_Work required_
Report the number of lines that include "chart", with no additional text.

_Source data_
## BEGIN

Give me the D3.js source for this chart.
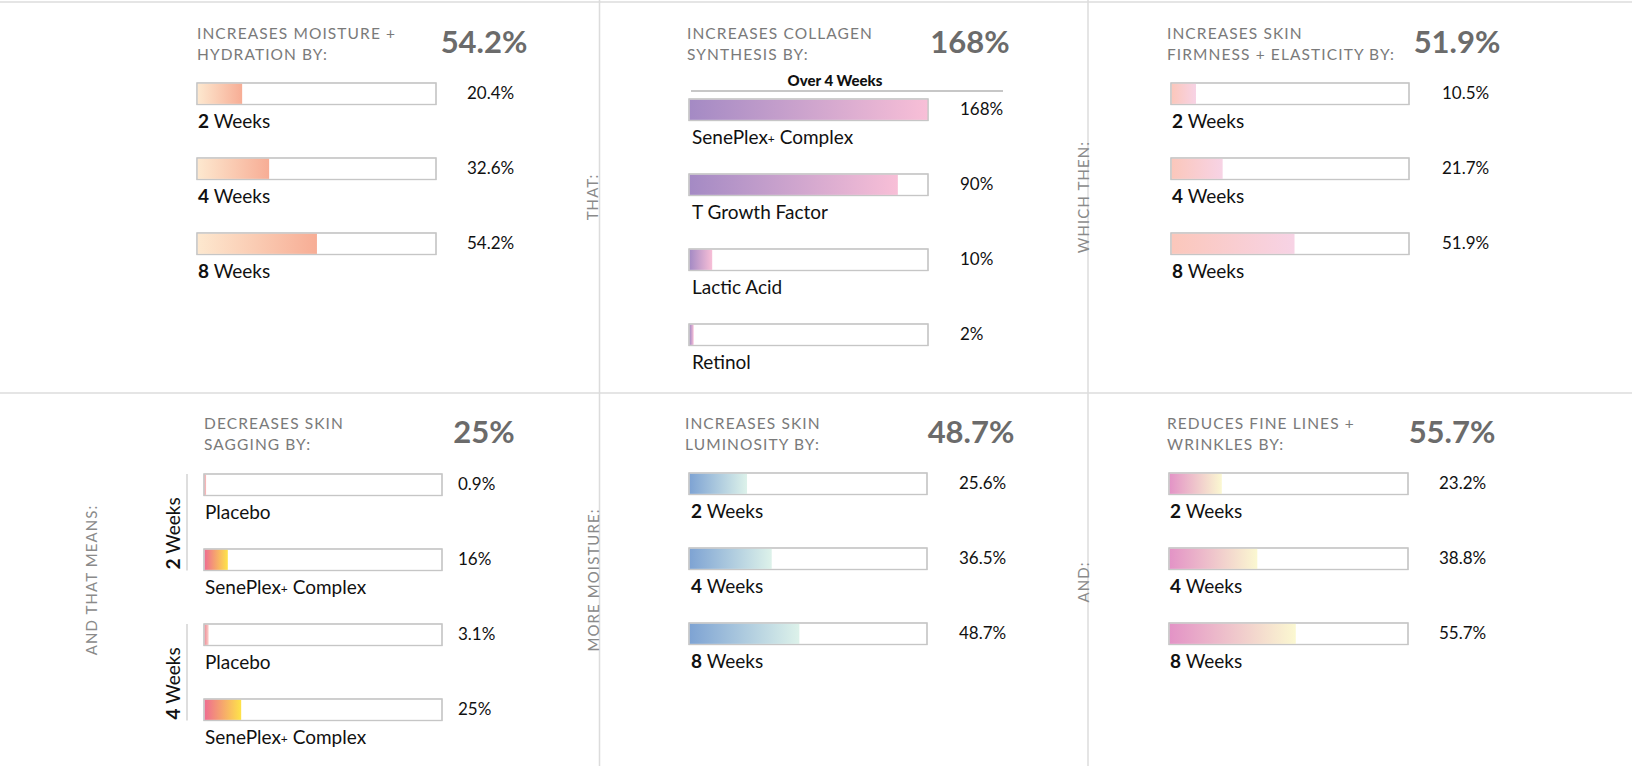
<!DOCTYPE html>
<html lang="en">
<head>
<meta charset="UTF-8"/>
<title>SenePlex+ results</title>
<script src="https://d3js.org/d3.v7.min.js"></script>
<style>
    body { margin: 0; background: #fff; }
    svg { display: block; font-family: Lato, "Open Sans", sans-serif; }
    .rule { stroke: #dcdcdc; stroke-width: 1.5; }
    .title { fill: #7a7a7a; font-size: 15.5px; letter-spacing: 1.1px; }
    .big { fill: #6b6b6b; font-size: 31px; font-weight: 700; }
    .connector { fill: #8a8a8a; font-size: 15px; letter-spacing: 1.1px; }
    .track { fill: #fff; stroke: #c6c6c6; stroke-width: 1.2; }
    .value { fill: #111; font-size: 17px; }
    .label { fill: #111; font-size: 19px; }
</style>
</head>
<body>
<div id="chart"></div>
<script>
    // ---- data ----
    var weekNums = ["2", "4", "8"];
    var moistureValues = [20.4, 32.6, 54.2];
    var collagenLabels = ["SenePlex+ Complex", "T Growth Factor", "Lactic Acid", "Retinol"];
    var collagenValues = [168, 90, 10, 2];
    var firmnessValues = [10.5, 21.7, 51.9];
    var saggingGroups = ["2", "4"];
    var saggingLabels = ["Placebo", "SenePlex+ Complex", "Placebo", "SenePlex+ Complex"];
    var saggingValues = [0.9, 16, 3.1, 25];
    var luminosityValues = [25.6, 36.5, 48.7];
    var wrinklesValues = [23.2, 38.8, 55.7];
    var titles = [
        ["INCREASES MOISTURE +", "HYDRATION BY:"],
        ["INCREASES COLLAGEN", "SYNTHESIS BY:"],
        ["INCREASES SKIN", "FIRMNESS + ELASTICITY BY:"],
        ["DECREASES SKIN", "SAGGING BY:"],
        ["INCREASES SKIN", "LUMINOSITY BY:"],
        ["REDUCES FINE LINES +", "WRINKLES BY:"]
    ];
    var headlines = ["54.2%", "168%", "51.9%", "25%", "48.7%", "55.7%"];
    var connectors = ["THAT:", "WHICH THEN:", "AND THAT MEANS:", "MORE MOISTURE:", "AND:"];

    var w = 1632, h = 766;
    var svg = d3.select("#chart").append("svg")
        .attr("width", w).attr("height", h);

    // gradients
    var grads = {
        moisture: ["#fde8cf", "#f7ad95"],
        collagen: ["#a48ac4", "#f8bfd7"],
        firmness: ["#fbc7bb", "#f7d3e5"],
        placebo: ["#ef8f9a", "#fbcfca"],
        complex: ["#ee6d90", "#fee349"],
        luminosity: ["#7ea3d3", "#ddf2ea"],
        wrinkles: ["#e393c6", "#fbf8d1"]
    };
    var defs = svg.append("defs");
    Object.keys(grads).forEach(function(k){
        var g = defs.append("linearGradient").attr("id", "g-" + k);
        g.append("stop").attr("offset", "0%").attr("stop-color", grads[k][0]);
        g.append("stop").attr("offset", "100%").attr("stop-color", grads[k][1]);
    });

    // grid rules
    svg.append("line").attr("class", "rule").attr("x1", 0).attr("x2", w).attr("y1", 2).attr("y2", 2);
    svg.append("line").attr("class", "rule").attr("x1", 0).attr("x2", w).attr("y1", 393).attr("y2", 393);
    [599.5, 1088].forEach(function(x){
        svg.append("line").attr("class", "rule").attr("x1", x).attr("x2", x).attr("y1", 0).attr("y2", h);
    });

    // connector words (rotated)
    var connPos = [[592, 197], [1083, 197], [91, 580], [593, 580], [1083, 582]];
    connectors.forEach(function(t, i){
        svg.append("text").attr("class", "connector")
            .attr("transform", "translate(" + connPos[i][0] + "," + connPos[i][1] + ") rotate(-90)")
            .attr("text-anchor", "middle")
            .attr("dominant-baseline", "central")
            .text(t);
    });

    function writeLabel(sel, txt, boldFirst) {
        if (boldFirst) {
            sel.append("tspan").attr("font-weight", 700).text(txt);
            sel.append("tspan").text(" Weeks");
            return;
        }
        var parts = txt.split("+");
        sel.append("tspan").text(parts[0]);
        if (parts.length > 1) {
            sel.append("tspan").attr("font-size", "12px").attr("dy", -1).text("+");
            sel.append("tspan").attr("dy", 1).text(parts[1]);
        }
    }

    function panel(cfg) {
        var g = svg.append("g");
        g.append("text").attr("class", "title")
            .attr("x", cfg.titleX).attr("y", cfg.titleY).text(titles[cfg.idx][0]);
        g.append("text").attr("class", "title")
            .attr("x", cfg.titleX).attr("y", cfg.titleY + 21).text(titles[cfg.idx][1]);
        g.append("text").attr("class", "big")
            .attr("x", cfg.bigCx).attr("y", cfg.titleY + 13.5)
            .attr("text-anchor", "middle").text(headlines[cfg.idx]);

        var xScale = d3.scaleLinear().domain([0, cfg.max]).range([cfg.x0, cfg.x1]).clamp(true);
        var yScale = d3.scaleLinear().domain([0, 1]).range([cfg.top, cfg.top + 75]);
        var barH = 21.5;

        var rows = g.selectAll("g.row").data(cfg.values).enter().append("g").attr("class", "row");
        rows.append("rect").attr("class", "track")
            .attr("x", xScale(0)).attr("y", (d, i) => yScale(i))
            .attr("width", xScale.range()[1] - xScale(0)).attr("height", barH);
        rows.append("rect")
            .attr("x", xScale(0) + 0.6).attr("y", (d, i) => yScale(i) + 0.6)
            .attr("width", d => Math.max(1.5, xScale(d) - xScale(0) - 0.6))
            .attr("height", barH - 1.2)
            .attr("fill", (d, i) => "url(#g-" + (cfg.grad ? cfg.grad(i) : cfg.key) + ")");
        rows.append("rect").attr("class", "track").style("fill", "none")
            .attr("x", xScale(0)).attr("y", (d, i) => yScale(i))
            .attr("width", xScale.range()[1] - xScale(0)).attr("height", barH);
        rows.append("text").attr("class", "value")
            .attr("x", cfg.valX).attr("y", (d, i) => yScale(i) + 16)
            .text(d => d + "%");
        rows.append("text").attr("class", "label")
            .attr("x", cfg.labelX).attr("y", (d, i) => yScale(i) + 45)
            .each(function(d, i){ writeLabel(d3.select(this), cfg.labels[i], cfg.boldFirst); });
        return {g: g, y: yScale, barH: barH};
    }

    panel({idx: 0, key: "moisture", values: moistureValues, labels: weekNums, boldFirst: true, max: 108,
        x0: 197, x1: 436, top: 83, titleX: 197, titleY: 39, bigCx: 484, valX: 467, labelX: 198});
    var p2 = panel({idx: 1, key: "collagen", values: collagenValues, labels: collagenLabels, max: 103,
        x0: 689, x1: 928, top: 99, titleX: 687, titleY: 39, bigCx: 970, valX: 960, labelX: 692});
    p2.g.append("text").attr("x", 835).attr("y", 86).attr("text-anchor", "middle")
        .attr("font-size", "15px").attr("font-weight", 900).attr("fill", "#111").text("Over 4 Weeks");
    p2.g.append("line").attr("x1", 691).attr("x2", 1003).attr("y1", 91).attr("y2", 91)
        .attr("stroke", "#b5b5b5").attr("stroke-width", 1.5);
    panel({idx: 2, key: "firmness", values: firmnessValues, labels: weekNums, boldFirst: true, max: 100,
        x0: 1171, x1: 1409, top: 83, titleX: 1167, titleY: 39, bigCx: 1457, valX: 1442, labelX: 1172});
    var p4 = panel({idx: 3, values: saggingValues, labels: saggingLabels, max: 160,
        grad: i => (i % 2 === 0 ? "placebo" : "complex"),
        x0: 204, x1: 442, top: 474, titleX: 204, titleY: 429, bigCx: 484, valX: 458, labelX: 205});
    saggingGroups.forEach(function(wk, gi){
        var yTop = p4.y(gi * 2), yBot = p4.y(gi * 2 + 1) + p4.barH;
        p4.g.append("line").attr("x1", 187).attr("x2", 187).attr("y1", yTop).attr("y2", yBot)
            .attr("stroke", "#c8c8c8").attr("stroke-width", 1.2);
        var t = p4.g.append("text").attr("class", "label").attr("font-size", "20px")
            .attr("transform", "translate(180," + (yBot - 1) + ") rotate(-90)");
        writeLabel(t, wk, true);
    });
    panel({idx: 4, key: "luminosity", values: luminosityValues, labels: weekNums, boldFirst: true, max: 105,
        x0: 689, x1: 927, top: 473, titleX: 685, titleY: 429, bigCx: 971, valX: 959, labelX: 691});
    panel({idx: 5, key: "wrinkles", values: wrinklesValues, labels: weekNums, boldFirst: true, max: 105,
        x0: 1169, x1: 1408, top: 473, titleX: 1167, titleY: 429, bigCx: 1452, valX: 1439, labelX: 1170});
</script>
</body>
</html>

## END

_Response to this task_
3